Spamhaus suffers largest DDoS attack in history – entire internet affected

Attack traffic against Spamhaus has been rated at up to 300Gbps – three times higher than the previous record
Attack traffic against Spamhaus has been rated at up to 300Gbps – three times higher than the previous record

Spamhaus, an unofficial non-governmental and unaccountable organization, generates a list of IP addresses it believes to be involved in spam. This list is then used by both companies and ISPs to blacklist those addresses. For the last week Spamhaus itself has been targeted with a DNS reflection DDoS attack so large that the internet itself has suffered 'collateral' damage. 

The background seems to be a squabble between Spamhaus and the Dutch hosting company Cyberbunker. Cyberbunker boasts that it will accept any customer other than those involved in child pornography or terrorism; so spammers are acceptable. Last month Spamhaus decided that Cyberbunker was involved in spam and added it to its blacklist. The effect for users of the Spamhaus blocklist is that any spam originating from Cyberbunker is blackholed before it gets through to users' inboxes; the effect for Cyberbunker customers is that large parts of the internet world cease to be available.

According to the New York Times, internet activist Sven Olaf Kamphuis– describing himself as a spokesman for Cyberbunker – "said Cyberbunker was retaliating against Spamhaus for 'abusing their influence'.” This seems to be the basis for the belief that Cyberbunker is ultimately behind the attack. Yesterday, however, Kamphuis denied this in a Skype conversation with RT, saying that "quotes attributed to him by the New York Times were part of a campaign of 'misinformation' against Cyberbunker, which he says is not currently carrying out DDoS attacks against Spamhaus."
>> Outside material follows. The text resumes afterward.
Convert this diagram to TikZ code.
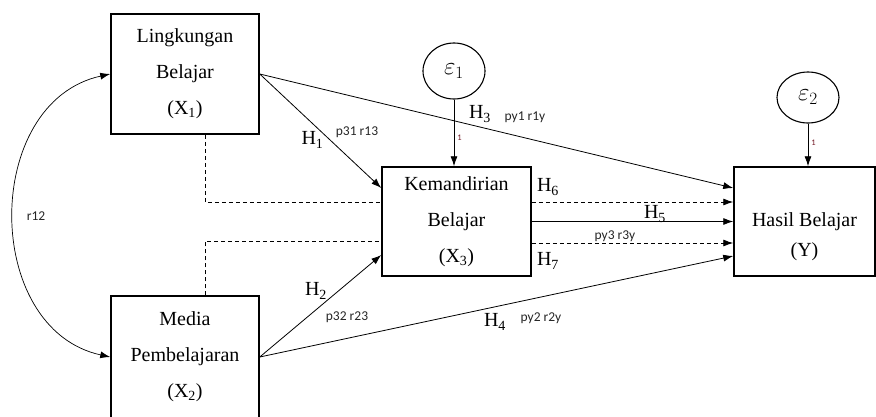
\documentclass[tikz,border=0pt]{standalone}
\usepackage{fontspec}
\setmainfont{Liberation Serif}
\newfontfamily\labfont{Carlito}
\usetikzlibrary{arrows.meta,shapes.geometric}
\definecolor{onecol}{rgb}{0.45,0.1,0.15}
\begin{document}
\begin{tikzpicture}[x=1pt,y=-1pt,
  box/.style={draw,line width=1.5pt,align=center,inner sep=0pt,
    font=\fontsize{20}{36}\selectfont},
  errnode/.style={draw,ellipse,line width=1.1pt,minimum width=62pt,inner sep=0pt,
    font=\fontsize{23}{26}\selectfont},
  arr/.style={-{Latex[length=10pt,width=7pt]},line width=0.8pt},
  dsh/.style={line width=0.8pt,dash pattern=on 4pt off 3pt},
  darr/.style={arr,dash pattern=on 4pt off 3pt},
  hlab/.style={font=\fontsize{20}{24}\selectfont,inner sep=0pt},
  plab/.style={font=\labfont\fontsize{13.5}{15}\selectfont,text=black!85,inner sep=0pt},
  onelab/.style={font=\labfont\fontsize{8.5}{9}\selectfont,text=onecol,inner sep=0pt}
]
\useasboundingbox (0,0) rectangle (876,416);
\clip (0,0) rectangle (876,416);

% boxes
\node[box,minimum width=148pt,minimum height=120pt] (x1) at (185,74)
  {Lingkungan\\Belajar\\(X\textsubscript{1})};
\node[box,minimum width=148pt,minimum height=122pt] (x2) at (185,357)
  {Media\\Pembelajaran\\(X\textsubscript{2})};
\node[box,minimum width=149pt,minimum height=109pt] (x3) at (456.5,221.5)
  {Kemandirian\\Belajar\\(X\textsubscript{3})};
\node[box,minimum width=141pt,minimum height=109pt] (y) at (804.5,221.5) {};
\node[font=\fontsize{20}{30}\selectfont,align=center,inner sep=0pt] (ytxt) at (804.5,237)
  {Hasil Belajar\\(Y)};

% error terms
\node[errnode,minimum height=56pt] (e1) at (454,71) {$\varepsilon_1$};
\node[errnode,minimum height=51pt] (e2) at (808,97.5) {$\varepsilon_2$};

% error arrows
\draw[arr] (e1.south) -- (e1.south |- x3.north);
\draw[arr] (e2.south) -- (e2.south |- y.north);

% direct paths
\draw[arr] (x1.east) -- ([yshift=33.5pt]x3.west);
\draw[arr] (x1.east) -- ([yshift=33.5pt]y.west);
\draw[arr] (x2.east) -- ([yshift=-33.5pt]x3.west);
\draw[arr] (x2.east) -- ([yshift=-34.5pt]y.west);
\draw[arr] (x3.east) -- (y.west);

% mediated (dashed) paths
\draw[dsh] ([xshift=20pt]x1.south) |- ([yshift=19.5pt]x3.west);
\draw[dsh] ([xshift=20pt]x2.north) |- ([yshift=-20pt]x3.west);
\draw[darr] ([yshift=19.5pt]x3.east) -- ([yshift=19.5pt]y.west);
\draw[darr] ([yshift=-21.5pt]x3.east) -- ([yshift=-21.5pt]y.west);

% correlation
\draw[{Latex[length=10pt,width=7pt]}-{Latex[length=10pt,width=7pt]},line width=0.7pt]
  (x1.west) .. controls (-18,102) and (-18,329) .. (x2.west);

% labels
\node[plab] (r12) at (36,216) {r12};
\node[hlab] (h1) at (312.5,140) {H\textsubscript{1}};
\node[plab] (l1) at (357,132) {p31 r13};
\node[hlab] (h3) at (480,114) {H\textsubscript{3}};
\node[plab] (l3) at (525,117) {py1 r1y};
\node[hlab] (h6) at (548,187) {H\textsubscript{6}};
\node[hlab] (h5) at (655,214) {H\textsubscript{5}};
\node[plab] (l5) at (615,236) {py3 r3y};
\node[hlab] (h7) at (548,261) {H\textsubscript{7}};
\node[hlab] (h2) at (316,291) {H\textsubscript{2}};
\node[plab] (l2) at (347,317) {p32 r23};
\node[hlab] (h4) at (495,322) {H\textsubscript{4}};
\node[plab] (l4) at (541,318) {py2 r2y};
\node[onelab] (o1) at (459.5,138) {1};
\node[onelab] (o2) at (813.5,143) {1};
\end{tikzpicture}
\end{document}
Kamphuis suggested that "if they are still under attack which I think they are because I get news feeds that they are still under attack then it’s now other people attacking them.” This is quite possible since there are reports that five separate national cyber-police forces are currently investigating the attacks. The identity of those police forces has not been disclosed for fear that they themselves might become targets; but one inference is that multiple botnets are now attacking Spamhaus. 

In reality, neither the cause nor target of these attacks is the most worrying aspect – it is the sheer size of the attack and its effect on the internet as a whole. A DNS reflection attack uses the internet's network of over 21.7 million DNS servers that "are misconfigured," says Chester Wisniewski of security firm Sophos, "to allow anyone to query them for name services without any filtering or rate-throttling." Attackers can manipulate these DNS servers to reflect and magnify the attack, making it seem as if Spamhaus is attacking itself. 

The huge volumes of traffic that have been generated have overwhelmed the pipes between the DNS servers and Spamhaus, causing collateral damage to other parts of the internet along the way – and this is causing concern. "It illustrates the collateral damage that can be felt by individuals trying to access sites and businesses like Netflix for whom the web is the cornerstone of their business," comments Marty Meyer, president of Corero Network Security. "It also raises a worrying red flag," he adds, "that if an organization like Cyberbunker could allegedly unleash this much damage, could a cyber-terrorist or state sponsored attacker use similar tactics to disrupt the communication and business channels of its enemies that rely on the internet?”

The problem is that you cannot just shut down the DNS servers to cut off the attack – they are a necessary part of the internet. "The only way to deal with this problem is to find the people doing it and arrest them,” security researcher Dan Kaminsky told the New York Times. Last year, research from Cambridge University's Ross Anderson came to a similar conclusion: the cyberworld would be a safer place if a greater proportion of security resources was spent on catching criminals rather than just defending boxes.